I went to my doctor and he just told me to take extra strenth tylenol a few times a day. 
I'm hoping it goes away soon so I can start feeling normal again.


----------



## Buffy71

I was going to respond to the op saying no not normal, but having read the rest of the replies perhaps it is and I was just extremely lucky. I felt uncomfortable in my lower stomach for probably two weeks, then fine except for when I walk too far which just brings the aching back in the same area. I feel a tiny bit stiff when I get out of bed in a hurry but I put that down to being 39!! :rofl: as I think I felt the same before I was pregnant. ;)

well I hope your recovery speeds up for all of you. Xxx


----------



## dom85

Buffy71 said:


> I was going to respond to the op saying no not normal, but having read the rest of the replies perhaps it is and I was just extremely lucky. I felt uncomfortable in my lower stomach for probably two weeks, then fine except for when I walk too far which just brings the aching back in the same area. I feel a tiny bit stiff when I get out of bed in a hurry but I put that down to being 39!! :rofl: as I think I felt the same before I was pregnant. ;)
> 
> well I hope your recovery speeds up for all of you. Xxx

I was going to say this too. I must have been lucky then, I was almost back to normal after 4 weeks and felt fine after 6. I did ache all over at first and it gradually got better as I got more mobile. I probably pushed too much though, I went to a 2 year olds birthday party on day 5 after mine, and was on the bus to see friends after 7.

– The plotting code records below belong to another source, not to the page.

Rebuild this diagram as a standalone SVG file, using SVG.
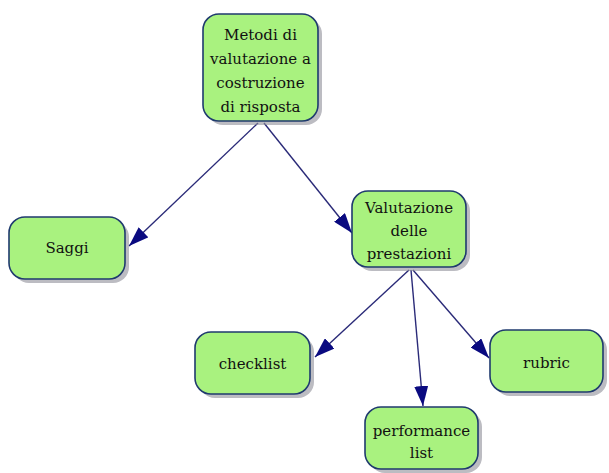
<svg xmlns="http://www.w3.org/2000/svg" width="609" height="473" viewBox="0 0 609 473">
<defs>
<style>
.box{fill:#a9f27f;stroke:#1f3a6e;stroke-width:1.6}
.sh{fill:#8f8f9a;opacity:0.6}
.t{font-family:'DejaVu Serif',serif;font-size:15px;fill:#111;text-anchor:middle}
.c{stroke:#2a2a78;stroke-width:1.4;fill:none}
</style>
<marker id="ahc" viewBox="0 0 20 14" refX="20" refY="7" markerWidth="20" markerHeight="14" markerUnits="userSpaceOnUse" orient="auto">
<path d="M0,0 L20,7 L0,14 z" fill="#0a0a80"/>
</marker>
</defs>
<rect width="609" height="473" fill="#ffffff"/>
<g id="connectors">
<line class="c" x1="258" y1="123" x2="129" y2="246" marker-end="url(#ahc)"/>
<line class="c" x1="264" y1="123" x2="352" y2="233" marker-end="url(#ahc)"/>
<line class="c" x1="409" y1="270" x2="315" y2="357" marker-end="url(#ahc)"/>
<line class="c" x1="411" y1="270" x2="423" y2="406" marker-end="url(#ahc)"/>
<line class="c" x1="413" y1="270" x2="489" y2="358" marker-end="url(#ahc)"/>
</g>
<g id="n1">
<rect class="sh" x="207" y="18" width="115" height="107" rx="16"/>
<rect class="box" x="203" y="14" width="115" height="107" rx="16"/>
<text class="t" x="260.5" y="40">Metodi di</text>
<text class="t" x="260.5" y="64">valutazione a</text>
<text class="t" x="260.5" y="88">costruzione</text>
<text class="t" x="260.5" y="112">di risposta</text>
</g>
<g id="n2">
<rect class="sh" x="13" y="221" width="116" height="62" rx="16"/>
<rect class="box" x="9" y="217" width="116" height="62" rx="16"/>
<text class="t" x="67" y="253">Saggi</text>
</g>
<g id="n3">
<rect class="sh" x="356" y="195" width="114" height="76" rx="16"/>
<rect class="box" x="352" y="191" width="114" height="76" rx="16"/>
<text class="t" x="409" y="213">Valutazione</text>
<text class="t" x="409" y="236">delle</text>
<text class="t" x="409" y="259">prestazioni</text>
</g>
<g id="n4">
<rect class="sh" x="199" y="336" width="115" height="62" rx="16"/>
<rect class="box" x="195" y="332" width="115" height="62" rx="16"/>
<text class="t" x="252.5" y="369">checklist</text>
</g>
<g id="n5">
<rect class="sh" x="369" y="411" width="113" height="62" rx="16"/>
<rect class="box" x="365" y="407" width="113" height="62" rx="16"/>
<text class="t" x="421.5" y="436">performance</text>
<text class="t" x="421.5" y="458">list</text>
</g>
<g id="n6">
<rect class="sh" x="494" y="334" width="113" height="62" rx="16"/>
<rect class="box" x="490" y="330" width="113" height="62" rx="16"/>
<text class="t" x="546.5" y="368">rubric</text>
</g>
</svg>
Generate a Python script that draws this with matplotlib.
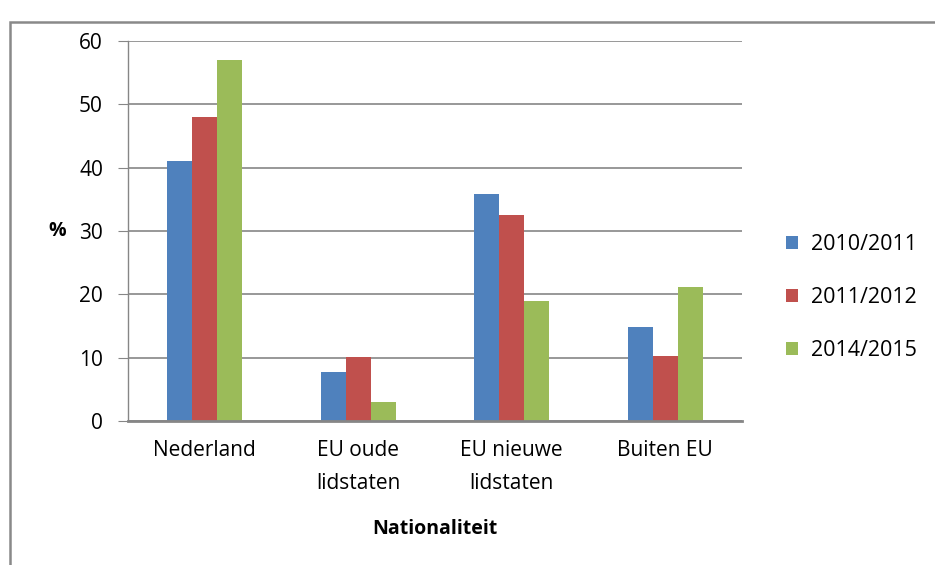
import matplotlib
matplotlib.use('Agg')
import matplotlib.pyplot as plt
import numpy as np
from matplotlib.patches import Rectangle

# Data
categories = ['Nederland', 'EU oude\nlidstaten', 'EU nieuwe\nlidstaten', 'Buiten EU']
series_names = ['2010/2011', '2011/2012', '2014/2015']
vals_2010 = [41, 7.8, 35.8, 14.9]
vals_2011 = [48, 10.1, 32.5, 10.2]
vals_2014 = [57, 3.0, 18.9, 21.1]
colors = ['#4F81BD', '#C0504D', '#9BBB59']

plt.rcParams['font.family'] = ['Open Sans', 'DejaVu Sans']

fig = plt.figure(figsize=(9.35, 5.65), dpi=100)
ax = fig.add_axes([128 / 935, 1 - 421 / 565, 614 / 935, 380 / 565])

x = np.arange(len(categories))
w = 0.163
for i, (vals, name) in enumerate(zip([vals_2010, vals_2011, vals_2014], series_names)):
    ax.bar(x + (i - 1) * w, vals, width=w, color=colors[i], label=name, zorder=3)

ax.set_xlim(-0.5, 3.5)
ax.set_ylim(0, 60)
ax.set_yticks(range(0, 61, 10))
ax.set_xticks(x)
ax.set_xticklabels(categories, fontsize=15, linespacing=1.75)
ax.tick_params(axis='y', labelsize=15, length=7, color='#868686', pad=11)
ax.tick_params(axis='x', length=0, pad=14)
ax.yaxis.grid(True, color='#868686', linewidth=1.2, zorder=0)

for s in ['top', 'right']:
    ax.spines[s].set_visible(False)
ax.spines['left'].set_color('#868686')
ax.spines['left'].set_linewidth(1.0)
ax.spines['bottom'].set_color('#868686')
ax.spines['bottom'].set_linewidth(2.0)
ax.spines['bottom'].set_zorder(4)

ax.set_ylabel('%', fontsize=14, fontweight='bold', rotation=0, labelpad=16, va='center')
ax.set_xlabel('Nationaliteit', fontsize=14, fontweight='bold', labelpad=18)

ax.legend(loc='center left', bbox_to_anchor=(1.04, 0.325), frameon=False, fontsize=15.5,
          labelspacing=1.5, handlelength=0.55, handleheight=0.55, handletextpad=0.6)

# outer chart frame
fig.patches.append(Rectangle((10 / 935, -0.05), 1.1, 1 - 22 / 565 + 0.05,
                             transform=fig.transFigure, fill=False,
                             edgecolor='#898989', linewidth=1.8))

fig.savefig('out.png', dpi=100)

You're not just recovering from a c section though, your bodys recovering from carrying a baby for 9 months as well. However I would have a chat to someone about your legs giving out, I didn't have that at all, and if it's stopping you from holding your LO then I'd get it looked into.


----------



## gemsio

yeah i may go to the docs about my legs i did mention to her that my knees hurt and my legs felt really weak and she said it was due to my ligaments going back to normal after the pregnancy. I think because i was so huge towards the end i may have knackard my knees as everytime i got up off the sofa it was like doing a squat with weights' thanks ladies il give it a few more weeks and go back to the docs if it hasnt got better. Going for walk now so il probably not be able to move tomorrow' lol. X x


----------



## sam76

I had a emergency c section. and for a good 4/6 weeks i felt so sore and tired, but you have to remember, they cut through a main nerve, and thats why it takes people longer, my consulsant told me that, i still get twinges and pulls, and my stomach doesnt feel right, but it will all take time, i would have a word with your doctor, and he may ease your mind, i wish you a speedy recovery


----------



## Scally

My recovery was fairly fast, and i felt ok quite quickly but even now 6 months on i am having pains in my stomach and around the scar


----------



## OmarsMum

I was fine the 1st week, but then I started to have aches in my back, hips & legs. Until now I have those feeling esp in my back.


----------



## alibaba24

I recovered pretty quickly by the 6 weeks mark i was completly as i was before the op i hope you feel better soon i guess every body reacts differently to such a big surgery xxxx


----------



## Maffie

I felt rough for a few months, mine was an emergency under a general and the backache I had was horrendous.


----------



## littleblonde

I think i must be lucky. I did have 5 days in hospital as LO was jaundice. But i went out on the bus on day 6 and have been ouit daily since. Stopped my pain killers on day 10. i feel fine now. My scar hurts sometimes. Im so tired but put that down to breast feeding every 2 hours all day and night. But guess could be section related as well. Just keep on at doctor if you dont feel better soon. We will all recover differently.


----------



## Zoex89x

I had an emergency c section in the middle of the night and the next day after the epidural had worn off i could barely walk with the pain,however the next day i was loads better and discharged myself,the day after that my hubby was back at work and i was running round the house hoovering and cleaning ready for HV and family coming round(mad when i look back but felt like i just had to push through and get on with it as hubby wasnt getting paternity leave)anyway my knees used to go really stiff up untill about 8weeks ago and back hurt from where epi was put in for a good few weeks after having LO,shes nearly 4months now and i have days where i get twinges in my scar but other than that it seems fine,hope u start feeling better soon :) xx


----------